There was no play call. Coach Romar tried to call a timeout, but I waved him off. Not tonight, coach. Nineteen seconds left in a tie game with the Pac-10 championship on the line? I had the ball. I was taking that shot.

Coach Romar backed off, like, “Okay, do your thing.” It was the first time he let me call him off like that, and it was because he trusted me. I had it going the whole tournament, and we both knew I was still feeling it.

It was the 2011 Pac-10 Championship Game, and Arizona was ranked No. 16 in the nation. We beat them at home by 17 earlier in the year and they beat us later in the year, 87-86, on a last-second block by Derrick Williams. This was the title game everyone wanted to see, and it didn’t disappoint.

We went punch-for-punch. We were down by as many as four late in regulation, and C.J. Wilcox and I each hit three-pointers down the stretch to help send the game into overtime. As soon as we went into overtime, I knew we had it.

The overtime period flew by. Arizona had just hit a three-pointer to tie the game at 75 with 19 seconds left. When I took the inbounds pass, I waved Coach Romar off and walked the ball up the court slowly — I wanted that clock to tick down. I held up four fingers and waved everyone down to the baseline. We called it “four flat.” It was our isolation play, to get me one-on-one with the defender.

As I walked the ball up the court, I thought about a couple of nights earlier, when Kemba Walker hit his famous step-back game-winner  at Madison Square Garden in the Big East tournament. I remember watching that and thinking, “Damn, that’s a big shot.”

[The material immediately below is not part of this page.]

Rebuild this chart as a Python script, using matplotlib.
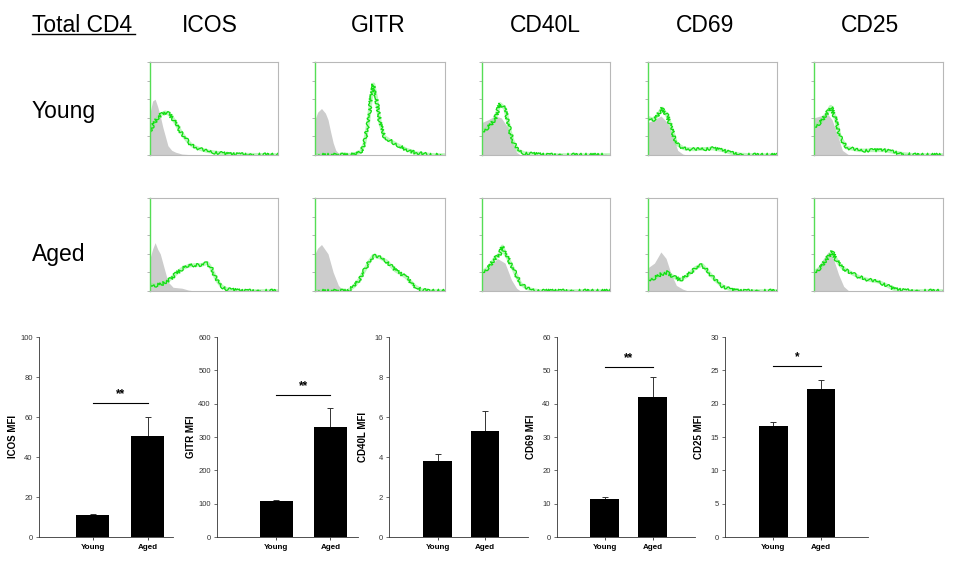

My plan wasn’t to step back like Kemba. I wanted to wait until time wound down and just cross over and shoot. I’d crossed that same defender pretty hard earlier in the game, so I figured I had it, but this time he played it well — so well that as I crossed, I thought I had a better shot taking it to the basket instead of pulling up.

In that split second of hesitation, I lost the ball. You can see my head turn back to locate the ball, knowing I was in trouble and I had to get a shot off.

had to step back. That was my only choice. But I’m left-handed and I was fading back to my left. As a shooter, you want to step back opposite your shooting hand. Kemba, who’s right-handed, stepped back to his left.

It was actually the accidental step-back that freed me up. If I hadn’t lost the ball, I don’t think I would’ve had the space to get the shot off. It gave me so much separation that the defender didn’t even have a chance.

It was the first time I ever stepped back to the left and shot, and as soon as I let it go, I knew it was good.

It was perfect. Just as it hit the net, the clock hit zero and the backboard lit up as if to say, “Yeah, dude just hit that.” I couldn’t have timed it more perfectly.

I hit a few game-winners in high school, but never in a championship game and definitely never at the buzzer. I was so excited, I didn’t even know what to do with myself. When I turned to celebrate, I was alone in the middle of the court. There was a camera right there on the floor — I just looked into it and let it out.

People still tweet the video at me. Every time, I watch it over and over. Aside from getting drafted, it was the biggest moment of my basketball life.

Just like movies, great highlights have great soundtracks. As good as the shot was, having Gus Johnson call it made it that much more special. Like my favorite song, I can recite every word.


“Shot clock turned off. Game clock at eight.”

“He’s gonna do it himself.”

“Thomas … Shake … Crossover … Step back …”

“… Cold-blooded!”

Everywhere I went after that, people would call out: “Cold-blooded!” And it was because of Gus Johnson. I made the shot, but he made it that much better. Even when I was playing in Phoenix, I would hear it. There were a lot of Arizona fans out there, so I’d just smile back, knowing that they were cheering for me now and I had to do ’em like that.

I got so many text messages after that game — Isiah Thomas, Jason Terry, Damon Stoudamire, Gary Payton, Jamal Crawford. I knew it was a big shot, but it hadn’t really sunk in yet. It was just so surreal.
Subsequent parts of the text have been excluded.